For each line that holds "standalone", copy the line out.

(Code that draws figures)
◇ ◇ ◇ ◇ ◇ ◇ ◇
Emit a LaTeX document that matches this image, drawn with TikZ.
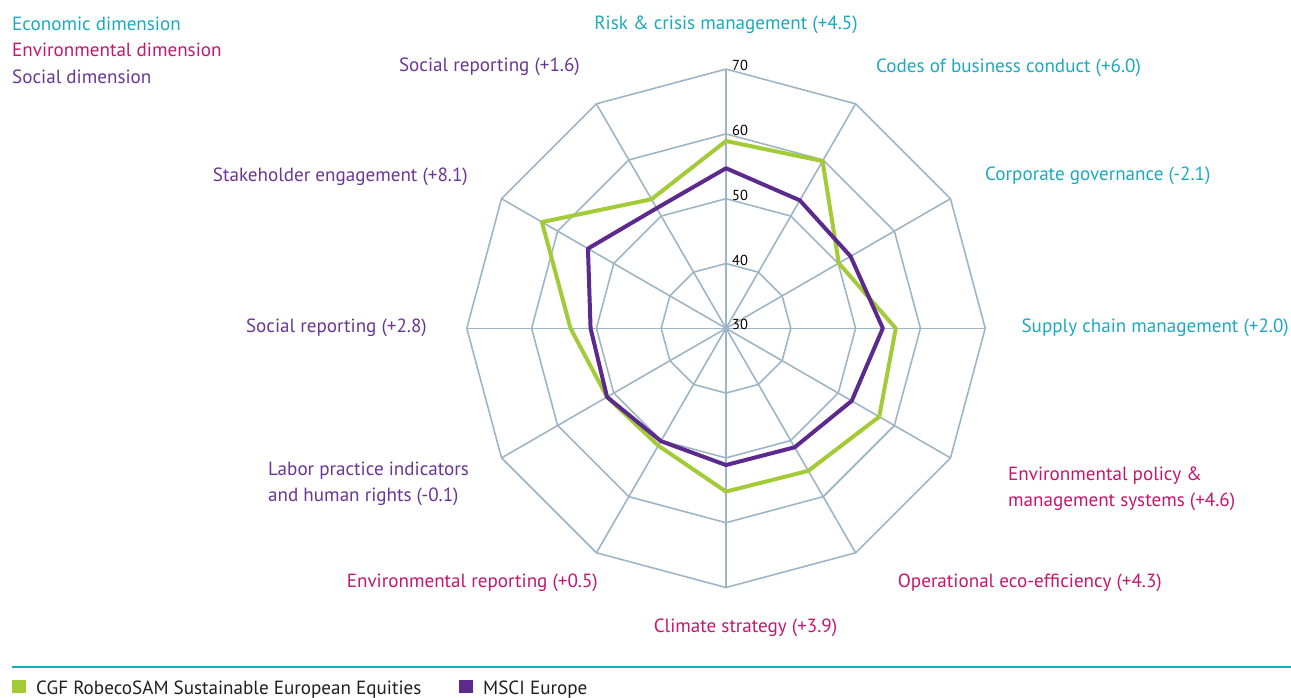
\documentclass[tikz,border=0pt]{standalone}
\usepackage{fontspec}
\setmainfont{PT Sans}
\definecolor{ecoC}{HTML}{1AA9BF}
\definecolor{envC}{HTML}{C4166E}
\definecolor{socC}{HTML}{6A3594}
\definecolor{gridC}{HTML}{9DB5C6}
\definecolor{greenC}{HTML}{A3CB38}
\definecolor{purpC}{HTML}{5B2A8C}
\definecolor{legC}{HTML}{231F20}
\begin{document}
\begin{tikzpicture}[x=1pt,y=-1pt,
  lbl/.style={inner sep=0pt,font=\fontsize{19.1}{21}\selectfont},
  eco/.style={lbl,text=ecoC},
  env/.style={lbl,text=envC},
  soc/.style={lbl,text=socC},
  tick/.style={inner sep=0pt,font=\fontsize{14.5}{16}\selectfont,anchor=base west},
  gridline/.style={draw=gridC,line width=1.6pt},
  series/.style={line width=4pt,line join=round}]
\useasboundingbox (0,0) rectangle (1291,697);
\def\cx{726}\def\cy{328.3}\def\u{6.48}
% grid rings
\foreach \v in {40,50,60,70}{
  \draw[gridline,line join=miter] \foreach \k in {0,...,11}{
    \ifnum\k=0 ({\cx+(\v-30)*\u*sin(30*\k)},{\cy-(\v-30)*\u*cos(30*\k)})\else
    -- ({\cx+(\v-30)*\u*sin(30*\k)},{\cy-(\v-30)*\u*cos(30*\k)})\fi} -- cycle;
}
\coordinate (c) at (\cx,\cy);
\foreach \k in {0,...,11}{
  \coordinate (s\k) at ({\cx+40*\u*sin(30*\k)},{\cy-40*\u*cos(30*\k)});
  \draw[gridline] (c) -- (s\k);
}
% series
\def\plotseries#1#2{%
  \foreach \v [count=\i from 0] in {#2}{
    \coordinate (#1\i) at ({\cx+(\v-30)*\u*sin(30*\i)},{\cy-(\v-30)*\u*cos(30*\i)});
  }%
}
\plotseries{g}{58.9,59.8,50.1,56.2,57.3,55.4,55.2,50.9,51.2,54.0,62.8,53.0}
\plotseries{p}{54.7,52.8,52.2,54.2,52.4,51.2,51.1,50.1,51.2,50.9,54.6,51.4}
\draw[series,draw=greenC] (g0)--(g1)--(g2)--(g3)--(g4)--(g5)--(g6)--(g7)--(g8)--(g9)--(g10)--(g11)--cycle;
\draw[series,draw=purpC] (p0)--(p1)--(p2)--(p3)--(p4)--(p5)--(p6)--(p7)--(p8)--(p9)--(p10)--(p11)--cycle;
% tick labels
\node[tick] (t30) at (732,329) {30};
\node[tick] (t40) at (732,265) {40};
\node[tick] (t50) at (732,200) {50};
\node[tick] (t60) at (732,135) {60};
\node[tick] (t70) at (732,70) {70};
% axis labels
\node[eco,anchor=base] (l0) at (726,29) {Risk \& crisis management (+4.5)};
\node[eco,anchor=base west] (l1) at (876,72) {Codes of business conduct (+6.0)};
\node[eco,anchor=base west] (l2) at (985,180) {Corporate governance (-2.1)};
\node[eco,anchor=base east] (l3) at (1289,332) {Supply chain management (+2.0)};
\node[env,anchor=base west] (l4a) at (1008,480) {Environmental policy \&};
\node[env,anchor=base west] (l4b) at (1008,506) {management systems (+4.6)};
\node[env,anchor=base east] (l5) at (1162,587) {Operational eco-efficiency (+4.3)};
\node[env,anchor=base] (l6) at (745.5,632) {Climate strategy (+3.9)};
\node[env,anchor=base east] (l7) at (598,587) {Environmental reporting (+0.5)};
\node[soc,anchor=base west] (l8a) at (268,475) {Labor practice indicators};
\node[soc,anchor=base west] (l8b) at (268,501) {and human rights (-0.1)};
\node[soc,anchor=base east] (l9) at (427,332) {Social reporting (+2.8)};
\node[soc,anchor=base east] (l10) at (468,181) {Stakeholder engagement (+8.1)};
\node[soc,anchor=base east] (l11) at (580,71) {Social reporting (+1.6)};
% dimension legend
\node[eco,anchor=base west] (d1) at (12,30) {Economic dimension};
\node[env,anchor=base west] (d2) at (12,56.5) {Environmental dimension};
\node[soc,anchor=base west] (d3) at (12,83) {Social dimension};
% bottom legend
\coordinate (ll) at (12,667);
\coordinate (lr) at (1291,667);
\draw[draw=ecoC,line width=2pt] (ll) -- (lr);
\fill[greenC] (12,680) rectangle (26,693);
\node[lbl,text=legC,anchor=base west] (k1) at (36,694) {CGF RobecoSAM Sustainable European Equities};
\fill[purpC] (459,680) rectangle (473,693);
\node[lbl,text=legC,anchor=base west] (k2) at (483,694) {MSCI Europe};
\end{tikzpicture}
\end{document}
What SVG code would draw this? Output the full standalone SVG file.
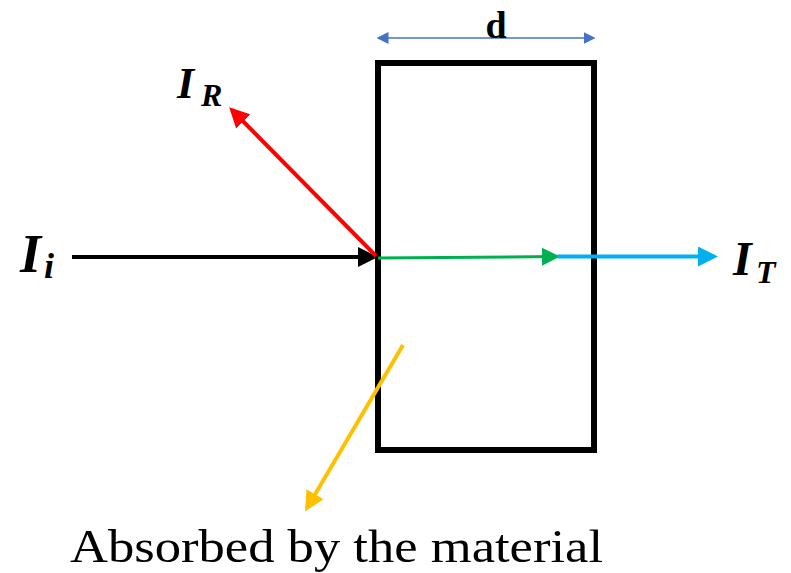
<svg xmlns="http://www.w3.org/2000/svg" width="791" height="573" viewBox="0 0 791 573">
<defs>
<marker id="ab" markerWidth="5" markerHeight="5" refX="4" refY="2.5" orient="auto" markerUnits="strokeWidth"><path d="M0,0 L5,2.5 L0,5 Z" fill="#000"/></marker>
<marker id="ar" markerWidth="5" markerHeight="5" refX="4" refY="2.5" orient="auto" markerUnits="strokeWidth"><path d="M0,0 L5,2.5 L0,5 Z" fill="#FF0000"/></marker>
<marker id="ag" markerWidth="6" markerHeight="6" refX="5" refY="3" orient="auto" markerUnits="strokeWidth"><path d="M0,0 L6,3 L0,6 Z" fill="#00B050"/></marker>
<marker id="ac" markerWidth="5" markerHeight="5" refX="4" refY="2.5" orient="auto" markerUnits="strokeWidth"><path d="M0,0 L5,2.5 L0,5 Z" fill="#00B0F0"/></marker>
<marker id="ay" markerWidth="5" markerHeight="5" refX="4" refY="2.5" orient="auto" markerUnits="strokeWidth"><path d="M0,0 L5,2.5 L0,5 Z" fill="#FFC000"/></marker>
<marker id="ad" markerWidth="8" markerHeight="8" refX="7" refY="4" orient="auto-start-reverse" markerUnits="strokeWidth"><path d="M0,0 L8,4 L0,8 Z" fill="#4472C4"/></marker>
</defs>
<g id="slab"><rect x="378" y="63" width="216" height="387" fill="none" stroke="#000" stroke-width="6"/></g>
<g id="connectors" fill="none">
<line x1="378" y1="38" x2="594" y2="38" stroke="#4472C4" stroke-width="1.5" marker-start="url(#ad)" marker-end="url(#ad)"/>
<line x1="72" y1="257" x2="374" y2="257" stroke="#000" stroke-width="4" marker-end="url(#ab)"/>
<line x1="376" y1="256" x2="232" y2="110" stroke="#FF0000" stroke-width="4" marker-end="url(#ar)"/>
<line x1="378" y1="258" x2="557" y2="256.5" stroke="#00B050" stroke-width="3" marker-end="url(#ag)"/>
<line x1="557" y1="256.5" x2="714" y2="256.5" stroke="#00B0F0" stroke-width="4" marker-end="url(#ac)"/>
<line x1="403" y1="345" x2="307" y2="508" stroke="#FFC000" stroke-width="4" marker-end="url(#ay)"/>
</g>
<g font-family="Liberation Serif, serif" fill="#000">
<g id="label-d"><text x="496" y="38" font-size="38" font-weight="bold" text-anchor="middle">d</text></g>
<g id="label-Ii" font-weight="bold" font-style="italic"><text x="20" y="272" font-size="54">I</text><text x="44" y="278" font-size="36">i</text></g>
<g id="label-IR" font-weight="bold" font-style="italic"><text x="177" y="98" font-size="44">I</text><text x="201" y="106" font-size="32">R</text></g>
<g id="label-IT" font-weight="bold" font-style="italic"><text x="733" y="275" font-size="48">I</text><text x="756" y="283" font-size="32">T</text></g>
<g id="label-abs"><text x="70" y="562" font-size="46" textLength="533" lengthAdjust="spacingAndGlyphs">Absorbed by the material</text></g>
</g>
</svg>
◇ ◇ ◇ ◇ ◇ ◇ ◇
## OUTPUT FOR THIS TASK:
\documentclass[tikz,border=0pt]{standalone}
What SVG code would draw this? Output the full standalone SVG file.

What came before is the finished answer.